▶ **SET TASK**
From the very first line of the data to the line containing "import seaborn as sns", retype everything exactly, leaving the pictures behind.

= = = = =

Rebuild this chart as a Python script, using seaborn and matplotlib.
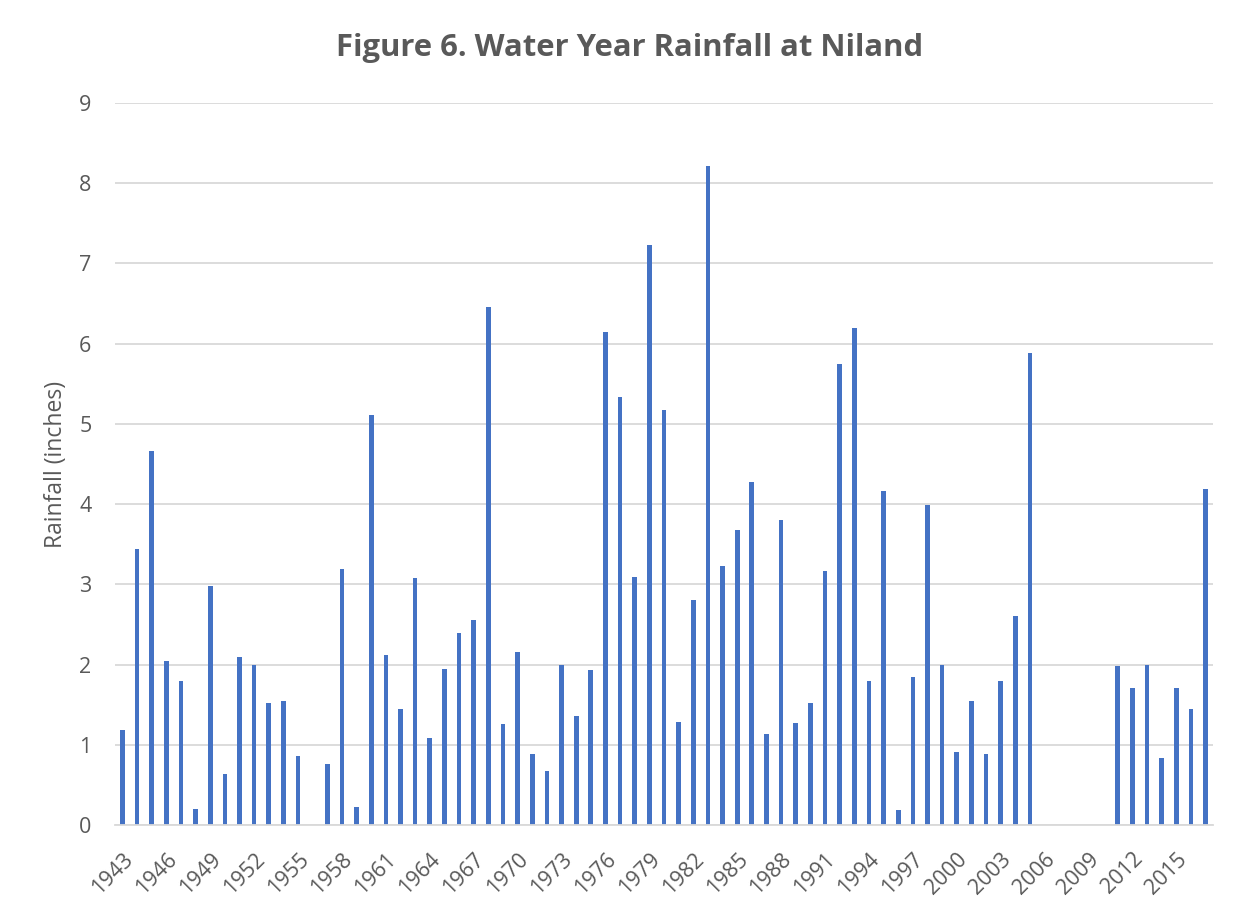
import numpy as np
import pandas as pd
import matplotlib
matplotlib.use("Agg")
import matplotlib.pyplot as plt
import seaborn as sns

# Water years 1943-2017 and annual rainfall at Niland (inches); NaN = no record
years = list(range(1943, 2018))
rainfall = [
    1.19, 3.44, 4.66, 2.05, 1.80, 0.20, 2.98, 0.63, 2.10, 2.00,   # 1943-1952
    1.52, 1.55, 0.86, np.nan, 0.76, 3.19, 0.23, 5.11, 2.12, 1.44,  # 1953-1962
    3.08, 1.08, 1.94, 2.39, 2.55, 6.46, 1.26, 2.16, 0.89, 0.67,   # 1963-1972
    2.00, 1.36, 1.93, 6.15, 5.33, 3.09, 7.23, 5.17, 1.29, 2.81,   # 1973-1982
    8.22, 3.23, 3.68, 4.28, 1.14, 3.80, 1.27, 1.52, 3.17, 5.75,   # 1983-1992
    6.20, 1.80, 4.16, 0.19, 1.84, 3.99, 2.00, 0.91, 1.54, 0.89,   # 1993-2002
    1.80, 2.60, 5.88, np.nan, np.nan, np.nan, np.nan, np.nan, 1.98, 1.71,  # 2003-2012
    2.00, 0.84, 1.71, 1.45, 4.19,                                 # 2013-2017
]
tick_years = list(range(1943, 2018, 3))

title = "Figure 6. Water Year Rainfall at Niland"
ylabel = "Rainfall (inches)"

df = pd.DataFrame({"year": [str(y) for y in years], "rain": rainfall})

sns.set_theme(style="white")
plt.rcParams["font.family"] = ["Open Sans", "DejaVu Sans"]

text_gray = "#595959"
grid_gray = "#d9d9d9"
bar_blue = "#4472C4"

fig = plt.figure(figsize=(12.52, 9.09), dpi=100)
ax = fig.add_axes([0.0919, 0.0924, 0.8769, 0.7943])

sns.barplot(data=df, x="year", y="rain", order=[str(y) for y in years],
            color=bar_blue, saturation=1, width=0.32, ax=ax, errorbar=None,
            edgecolor="none")

ax.set_ylim(0, 9)
ax.set_yticks(range(0, 10))
ax.set_xlim(-0.5, len(years) - 0.5)
ax.yaxis.grid(True, color=grid_gray, linewidth=1.3)
ax.set_axisbelow(True)
for side in ["top", "right", "left"]:
    ax.spines[side].set_visible(False)
ax.spines["bottom"].set_color(grid_gray)
ax.spines["bottom"].set_linewidth(1.3)

tick_pos = [years.index(y) for y in tick_years]
ax.set_xticks(tick_pos)
ax.set_xticklabels([str(y) for y in tick_years], rotation=45, ha="right",
                   rotation_mode="anchor", fontsize=15.5, color=text_gray)
ax.tick_params(axis="x", length=0, pad=17)
ax.tick_params(axis="y", length=0, pad=17, labelsize=15.5, labelcolor=text_gray)

ax.set_xlabel("")
ax.set_ylabel(ylabel, fontsize=16.5, color=text_gray)
ax.yaxis.set_label_coords(-0.043, 0.5)

fig.text(0.503, 0.947, title, ha="center", va="center", fontsize=22.3,
         fontweight="bold", color=text_gray)

fig.savefig("out.png", dpi=100, facecolor="white")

= = = = =

▶ **ANSWER FOR THE TASK**
Rebuild this chart as a Python script, using seaborn and matplotlib.
import numpy as np
import pandas as pd
import matplotlib
matplotlib.use("Agg")
import matplotlib.pyplot as plt
import seaborn as sns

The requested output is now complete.